Mr McCartney told delegates: "What would life under Slasher Letwin look like?

"No Oliver Twist, this man, more of a Fagin. This 21st-century Fagin will pick the pockets of Scotland's pensioners by abolishing the pension credit and then plan for a new generation of poor pensioners by abolishing the second state pension."

Fagin was the Jewish villain in Charles Dickens's novel Oliver Twist. Mr Letwin is the descendant of Jewish refugees from the Ukraine.

Mr McCartney defended himself later by saying that it was "absolute nonsense" to interpret his remarks as anti-Semitic, adding that he had campaigned against racism all his adult life. "No one who reads the remarks in context could interpret them in that way. It is simply a reference to the Tory policy on scrapping pension credit. This was a comment about Oliver Letwin's politics and the Tory Party's policies."

But his comments drew condemnation from Rabbi Dr Jonathan Romain of Maidenhead Synagogue, who described them as "a throwback to the worst kind of stereotype from a bygone age. Consciously or otherwise, it is reference to Mr Letwin's face rather than his politics."

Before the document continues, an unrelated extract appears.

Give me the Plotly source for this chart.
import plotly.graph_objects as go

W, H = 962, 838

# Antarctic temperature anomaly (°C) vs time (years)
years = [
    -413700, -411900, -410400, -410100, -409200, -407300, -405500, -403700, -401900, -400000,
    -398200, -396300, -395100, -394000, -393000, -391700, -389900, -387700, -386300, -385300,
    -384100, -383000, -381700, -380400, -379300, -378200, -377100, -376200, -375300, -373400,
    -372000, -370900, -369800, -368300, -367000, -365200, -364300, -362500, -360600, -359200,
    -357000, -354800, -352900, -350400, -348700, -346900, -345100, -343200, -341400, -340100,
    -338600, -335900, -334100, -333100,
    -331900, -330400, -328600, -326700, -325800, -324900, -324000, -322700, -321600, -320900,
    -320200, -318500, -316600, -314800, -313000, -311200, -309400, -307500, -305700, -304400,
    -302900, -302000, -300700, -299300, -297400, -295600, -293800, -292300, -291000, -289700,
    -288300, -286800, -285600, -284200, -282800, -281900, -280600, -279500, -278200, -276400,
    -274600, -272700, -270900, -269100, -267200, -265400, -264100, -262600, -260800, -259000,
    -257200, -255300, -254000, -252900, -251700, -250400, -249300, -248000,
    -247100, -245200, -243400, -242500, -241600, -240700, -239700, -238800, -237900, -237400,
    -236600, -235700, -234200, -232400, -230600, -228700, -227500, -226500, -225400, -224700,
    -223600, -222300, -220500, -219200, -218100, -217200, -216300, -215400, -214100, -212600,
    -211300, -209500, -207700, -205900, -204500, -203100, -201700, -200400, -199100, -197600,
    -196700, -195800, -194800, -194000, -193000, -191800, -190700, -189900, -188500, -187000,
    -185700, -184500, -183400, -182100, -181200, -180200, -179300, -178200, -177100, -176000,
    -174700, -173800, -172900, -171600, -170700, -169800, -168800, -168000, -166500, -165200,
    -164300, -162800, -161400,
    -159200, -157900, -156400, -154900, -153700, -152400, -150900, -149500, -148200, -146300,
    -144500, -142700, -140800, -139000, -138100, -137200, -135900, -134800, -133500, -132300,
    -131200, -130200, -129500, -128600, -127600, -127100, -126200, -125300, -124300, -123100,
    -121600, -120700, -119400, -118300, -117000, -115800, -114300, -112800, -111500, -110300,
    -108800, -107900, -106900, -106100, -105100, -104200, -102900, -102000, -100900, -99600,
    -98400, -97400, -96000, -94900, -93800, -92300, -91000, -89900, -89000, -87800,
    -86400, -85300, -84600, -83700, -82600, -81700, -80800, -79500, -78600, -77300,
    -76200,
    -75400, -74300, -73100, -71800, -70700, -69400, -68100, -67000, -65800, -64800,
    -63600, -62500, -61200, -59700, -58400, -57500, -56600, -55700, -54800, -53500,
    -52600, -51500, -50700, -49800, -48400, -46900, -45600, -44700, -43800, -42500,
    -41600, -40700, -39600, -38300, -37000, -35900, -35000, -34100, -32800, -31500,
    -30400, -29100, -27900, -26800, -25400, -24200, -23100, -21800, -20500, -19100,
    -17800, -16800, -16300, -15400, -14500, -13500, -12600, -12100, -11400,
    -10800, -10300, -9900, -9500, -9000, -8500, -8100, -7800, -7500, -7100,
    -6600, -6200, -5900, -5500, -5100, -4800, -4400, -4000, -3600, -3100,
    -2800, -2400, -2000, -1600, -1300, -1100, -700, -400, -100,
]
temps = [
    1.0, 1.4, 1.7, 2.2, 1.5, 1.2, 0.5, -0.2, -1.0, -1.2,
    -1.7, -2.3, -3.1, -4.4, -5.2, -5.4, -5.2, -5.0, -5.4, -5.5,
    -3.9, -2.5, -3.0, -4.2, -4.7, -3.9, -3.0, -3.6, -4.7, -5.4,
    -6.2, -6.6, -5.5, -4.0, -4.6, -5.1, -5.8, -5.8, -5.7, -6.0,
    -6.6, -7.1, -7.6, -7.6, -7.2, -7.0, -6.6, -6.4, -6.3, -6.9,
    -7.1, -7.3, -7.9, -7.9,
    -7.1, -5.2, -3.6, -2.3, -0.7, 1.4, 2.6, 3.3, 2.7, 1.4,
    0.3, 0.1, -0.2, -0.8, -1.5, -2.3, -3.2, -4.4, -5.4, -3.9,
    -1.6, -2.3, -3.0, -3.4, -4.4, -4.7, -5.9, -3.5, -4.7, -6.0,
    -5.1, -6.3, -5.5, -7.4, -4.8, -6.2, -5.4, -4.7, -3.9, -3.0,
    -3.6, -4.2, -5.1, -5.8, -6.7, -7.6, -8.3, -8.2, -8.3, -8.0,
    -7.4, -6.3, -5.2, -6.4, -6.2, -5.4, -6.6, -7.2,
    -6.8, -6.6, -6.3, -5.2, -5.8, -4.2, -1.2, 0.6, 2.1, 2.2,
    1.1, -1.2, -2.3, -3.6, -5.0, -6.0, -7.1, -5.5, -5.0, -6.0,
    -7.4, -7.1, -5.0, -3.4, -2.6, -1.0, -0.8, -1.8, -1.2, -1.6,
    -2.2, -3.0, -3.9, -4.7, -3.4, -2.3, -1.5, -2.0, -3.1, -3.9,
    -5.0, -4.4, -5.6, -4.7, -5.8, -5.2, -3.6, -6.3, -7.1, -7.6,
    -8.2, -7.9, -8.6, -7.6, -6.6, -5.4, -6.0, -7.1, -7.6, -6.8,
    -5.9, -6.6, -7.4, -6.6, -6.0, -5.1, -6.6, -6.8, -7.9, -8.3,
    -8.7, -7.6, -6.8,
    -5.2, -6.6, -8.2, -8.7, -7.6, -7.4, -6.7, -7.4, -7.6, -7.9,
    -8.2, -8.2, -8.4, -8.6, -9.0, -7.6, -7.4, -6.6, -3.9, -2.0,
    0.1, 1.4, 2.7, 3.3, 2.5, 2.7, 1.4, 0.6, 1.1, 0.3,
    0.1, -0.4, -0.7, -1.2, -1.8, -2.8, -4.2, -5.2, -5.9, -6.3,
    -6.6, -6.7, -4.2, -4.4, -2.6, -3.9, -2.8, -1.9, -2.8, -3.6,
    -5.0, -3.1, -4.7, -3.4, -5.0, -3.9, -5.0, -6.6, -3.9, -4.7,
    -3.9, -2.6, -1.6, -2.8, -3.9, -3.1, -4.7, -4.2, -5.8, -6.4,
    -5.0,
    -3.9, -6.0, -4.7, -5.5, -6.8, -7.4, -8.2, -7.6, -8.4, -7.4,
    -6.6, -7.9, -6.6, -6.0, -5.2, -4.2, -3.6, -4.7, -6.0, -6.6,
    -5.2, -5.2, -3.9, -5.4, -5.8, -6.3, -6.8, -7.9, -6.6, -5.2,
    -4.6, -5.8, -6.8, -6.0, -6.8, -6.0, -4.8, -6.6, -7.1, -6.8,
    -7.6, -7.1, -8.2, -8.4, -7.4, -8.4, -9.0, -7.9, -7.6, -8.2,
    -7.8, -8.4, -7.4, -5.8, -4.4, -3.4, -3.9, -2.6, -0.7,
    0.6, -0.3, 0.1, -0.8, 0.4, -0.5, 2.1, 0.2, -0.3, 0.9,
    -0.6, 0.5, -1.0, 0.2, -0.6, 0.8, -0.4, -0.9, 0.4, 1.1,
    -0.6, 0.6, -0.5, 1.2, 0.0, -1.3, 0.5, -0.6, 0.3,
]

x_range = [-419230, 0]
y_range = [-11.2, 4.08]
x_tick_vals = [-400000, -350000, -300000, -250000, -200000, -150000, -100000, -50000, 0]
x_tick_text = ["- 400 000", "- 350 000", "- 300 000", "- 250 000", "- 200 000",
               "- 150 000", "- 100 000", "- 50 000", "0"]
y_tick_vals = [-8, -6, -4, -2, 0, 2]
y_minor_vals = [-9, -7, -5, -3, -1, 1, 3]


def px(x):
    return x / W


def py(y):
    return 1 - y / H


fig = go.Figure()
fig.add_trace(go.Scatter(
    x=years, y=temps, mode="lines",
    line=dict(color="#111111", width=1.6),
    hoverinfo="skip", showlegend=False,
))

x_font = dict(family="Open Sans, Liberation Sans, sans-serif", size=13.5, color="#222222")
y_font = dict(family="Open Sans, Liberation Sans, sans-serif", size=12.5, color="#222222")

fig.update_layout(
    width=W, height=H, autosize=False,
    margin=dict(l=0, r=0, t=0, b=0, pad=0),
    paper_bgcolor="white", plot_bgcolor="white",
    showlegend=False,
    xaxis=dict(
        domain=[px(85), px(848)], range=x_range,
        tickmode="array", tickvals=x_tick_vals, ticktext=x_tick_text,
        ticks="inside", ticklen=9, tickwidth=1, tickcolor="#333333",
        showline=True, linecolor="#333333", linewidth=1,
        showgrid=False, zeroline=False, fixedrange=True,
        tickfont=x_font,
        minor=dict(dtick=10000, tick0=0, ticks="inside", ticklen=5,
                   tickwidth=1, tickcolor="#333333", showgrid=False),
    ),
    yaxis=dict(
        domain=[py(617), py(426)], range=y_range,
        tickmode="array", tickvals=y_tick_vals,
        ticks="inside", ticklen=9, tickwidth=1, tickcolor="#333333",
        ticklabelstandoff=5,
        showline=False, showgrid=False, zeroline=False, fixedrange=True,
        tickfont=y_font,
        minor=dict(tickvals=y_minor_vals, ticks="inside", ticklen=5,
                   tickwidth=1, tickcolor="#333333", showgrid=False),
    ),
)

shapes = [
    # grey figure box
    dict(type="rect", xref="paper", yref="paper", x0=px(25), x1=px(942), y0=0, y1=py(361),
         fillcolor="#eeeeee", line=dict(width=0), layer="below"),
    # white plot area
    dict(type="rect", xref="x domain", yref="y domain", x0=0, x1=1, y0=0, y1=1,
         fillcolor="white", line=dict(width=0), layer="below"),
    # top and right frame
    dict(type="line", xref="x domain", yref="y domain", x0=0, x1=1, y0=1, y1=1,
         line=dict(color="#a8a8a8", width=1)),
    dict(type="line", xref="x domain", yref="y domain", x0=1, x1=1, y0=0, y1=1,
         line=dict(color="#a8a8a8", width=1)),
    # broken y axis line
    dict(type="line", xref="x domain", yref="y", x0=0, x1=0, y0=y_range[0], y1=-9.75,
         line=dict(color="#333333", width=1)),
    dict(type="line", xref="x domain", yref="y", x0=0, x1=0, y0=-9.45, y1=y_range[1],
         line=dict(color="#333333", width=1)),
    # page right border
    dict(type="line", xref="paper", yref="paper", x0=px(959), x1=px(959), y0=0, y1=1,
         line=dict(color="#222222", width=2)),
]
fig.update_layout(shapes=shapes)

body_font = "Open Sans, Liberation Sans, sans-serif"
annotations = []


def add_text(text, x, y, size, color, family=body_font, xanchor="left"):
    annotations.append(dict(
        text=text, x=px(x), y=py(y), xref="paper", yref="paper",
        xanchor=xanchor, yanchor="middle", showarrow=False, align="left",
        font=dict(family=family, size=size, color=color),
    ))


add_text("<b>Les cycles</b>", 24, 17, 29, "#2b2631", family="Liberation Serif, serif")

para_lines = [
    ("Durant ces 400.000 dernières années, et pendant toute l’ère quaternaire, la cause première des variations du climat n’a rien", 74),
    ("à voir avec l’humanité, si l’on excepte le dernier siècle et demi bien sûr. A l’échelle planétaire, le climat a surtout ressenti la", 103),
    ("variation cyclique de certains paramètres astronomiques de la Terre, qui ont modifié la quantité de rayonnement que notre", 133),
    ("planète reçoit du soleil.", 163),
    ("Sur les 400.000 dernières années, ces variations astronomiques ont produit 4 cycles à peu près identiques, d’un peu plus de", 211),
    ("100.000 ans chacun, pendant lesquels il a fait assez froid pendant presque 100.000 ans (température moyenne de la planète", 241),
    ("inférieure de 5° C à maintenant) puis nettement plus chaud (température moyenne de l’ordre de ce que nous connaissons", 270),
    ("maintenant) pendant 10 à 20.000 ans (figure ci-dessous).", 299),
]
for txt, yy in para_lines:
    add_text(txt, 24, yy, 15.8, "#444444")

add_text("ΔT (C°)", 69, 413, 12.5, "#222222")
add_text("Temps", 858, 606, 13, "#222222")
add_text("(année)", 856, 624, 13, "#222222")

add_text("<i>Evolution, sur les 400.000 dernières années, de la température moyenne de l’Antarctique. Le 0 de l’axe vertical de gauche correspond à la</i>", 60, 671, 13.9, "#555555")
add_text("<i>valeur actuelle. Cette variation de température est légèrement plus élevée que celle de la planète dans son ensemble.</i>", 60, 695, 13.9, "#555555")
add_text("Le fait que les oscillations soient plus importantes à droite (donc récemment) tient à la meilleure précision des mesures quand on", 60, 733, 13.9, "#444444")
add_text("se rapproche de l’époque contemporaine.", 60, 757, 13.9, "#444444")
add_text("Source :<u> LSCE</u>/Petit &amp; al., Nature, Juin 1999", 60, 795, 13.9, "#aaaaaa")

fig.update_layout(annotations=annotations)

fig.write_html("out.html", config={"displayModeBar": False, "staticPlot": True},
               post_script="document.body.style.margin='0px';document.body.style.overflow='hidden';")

His gaffe will be a relief for the Tories, who were acutely embarrassed by a racial joke told by one of their MPs, Ann Winterton. During a Whitehall dinner, Mrs Winterton told a joke about the deaths of 20 Chinese cocklers in Morecambe Bay. The story was passed to a newspaper by a fellow diner, the Labour MP Nick Palmer.

Now Mr Palmer is under attack after a revelation today's Mail on Sunday that he posted a joke about Muslims on his website. This consisted of a mock schedule for "Taliban TV" including such items as "Koranation Street - Deidre faces execution by stoning for adultery".

The spoof was posted on Mr Palmer's website in October 2001, a month after the 11 September atrocities. He defended it, saying that the Taliban were a "legitimate target for satire". He added: "I was making fun of the oppressors, not the victims."